Kunst kann also durchaus gesellschaftlich wirksam sein, beweist Holten, stößt mit seiner kulturgeschichtlichen Fragestellung aber doch an Grenzen, weil er der traditionellen Ausstellungspraxis folgt – und nur Kunst präsentiert, während die Auswirkungen nur auf Texttafeln erläutert werden. Im Fall von Käthe Kollwitz ist das besonders unbefriedigend. Ihre Kleinplastik „Mutter mit totem Sohn“ (1937/1938) wurde auf Intervention von Helmut Kohl zum Motiv der Neuen Wache, der zentralen Gedenkstätte der Bundesrepublik für die Opfer von Krieg und Gewalt in Berlin.
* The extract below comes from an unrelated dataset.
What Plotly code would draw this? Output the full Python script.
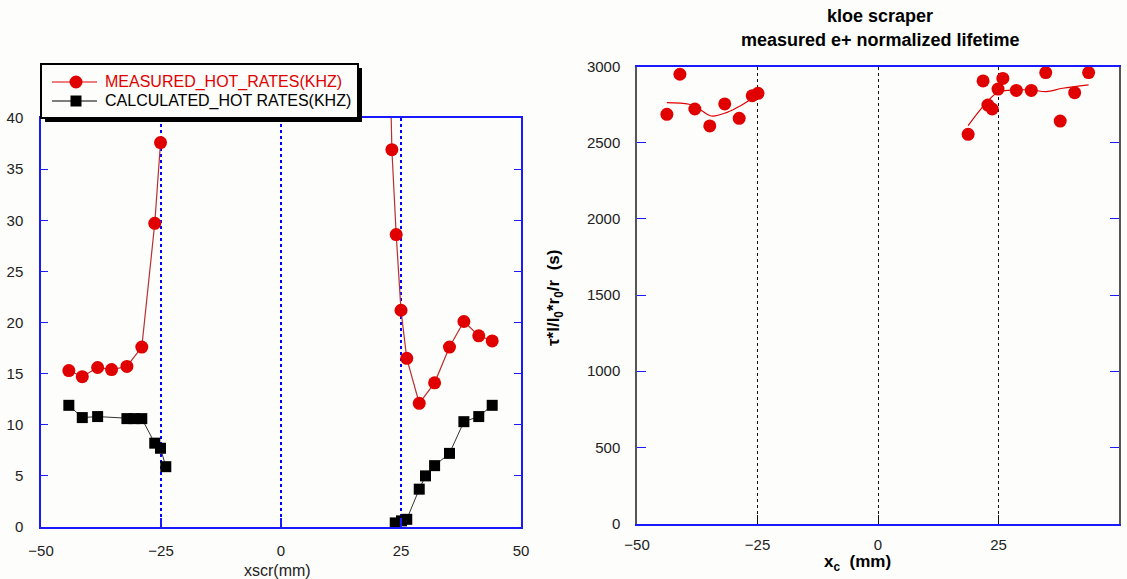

Ohne zu hinterfragen, ob Kunst so vereinnahmt werden darf und trotz zahlreicher Proteste wurde ein mehrfach vergrößerter Guss des Originals angefertigt. Diese Aspekte sind in Baden-Baden aber gerade nicht zu sehen oder dokumentiert, sondern es wird nur die kleine, anrührende Pietà von Kollwitz gezeigt, die nicht ahnt, was die Politik aus ihr gemacht hat.

Aktion mit der Schaufel

Selbsterklärend ist dagegen der poetische Abschluss der Schau, mit dem Holten das Aktionsfeld Deutschland verlässt und den Blick nach Peru richtet. Der belgische Künstler Francis Alys hat 500 Freiwillige zusammengetrommelt. Einen Tag lang ist eine lange Menschenkette über die Ventanilla-Sanddüne bei Lima gezogen. Jeder hatte eine Schaufel dabei und hat damit Sand ein paar Zentimeter weiter geschippt. Kunst kann die Welt eben doch verändern.